Customer Protection Policy – A Second Layer of Back-Up Protection:
- Copper Run Motor Freight carries $cad500,000 in Contingent Cargo Insurance coverage
- This Contingent Insurance is part of Copper Run’s standard Value-Rich customer service and protection package. It is Secondary protection that far exceeds the actual value of almost every shipment that Copper Run arranges. It even exceeds the amount of Primary cargo insurance carried by most carriers.
- Copper Run provides this layered cargo insurance protection to Copper Run’s customers at no additional cost: value-added at no added price.
What is “Contingent” Cargo Insurance?
Contingent Cargo Insurance is Secondary insurance that comes into play after, not simultaneously with, the carrier’s Primary insurance. In the context of a freight brokerage, contingent cargo insurance comes into play in instances when the carrier’s Primary Cargo insurance does not fully cover the loss.
Having this added layer of protection in place gives Copper Run the opportunity to provide its customers a measure of additional protection against in-transit cargo damage and loss.

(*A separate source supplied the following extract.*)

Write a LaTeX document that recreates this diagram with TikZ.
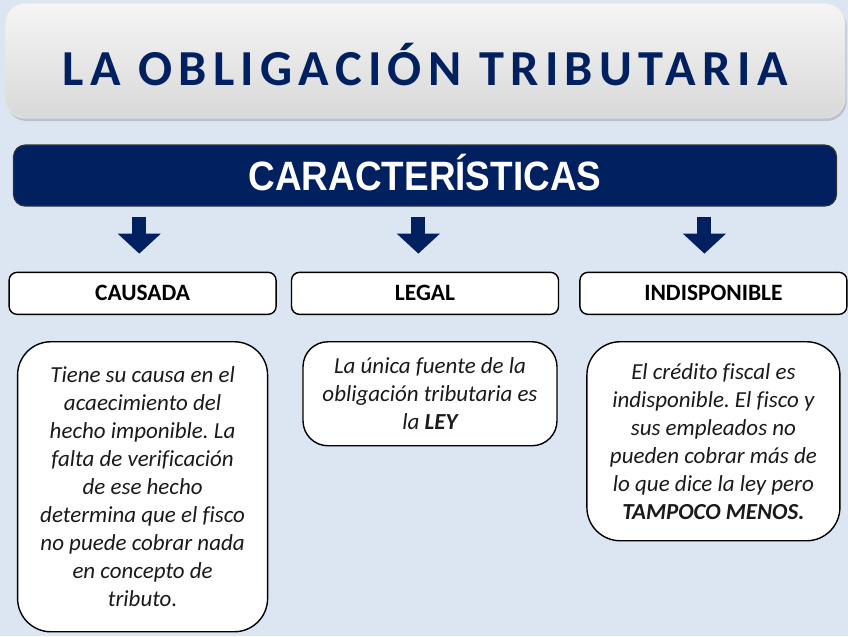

How Does Contingent Cargo Insurance Work?
As with all insurance, there are multiple conditions that must be met before a claim will be honoured. Conditions that apply in the case of Contingent Cargo Insurance include:
- The primary insurance, i.e., the carrier’s insurance, has declined or been unable to pay some or all of the claim. This determination may take as much as six months to be determined.
- The claim must be re-filed and reviewed anew, and must be judged to have merit.
It is important to understand that, while Contingent Cargo Insurance may well provide the desired protection, because it is fall-back by design, it will often take longer to process than Primary insurance.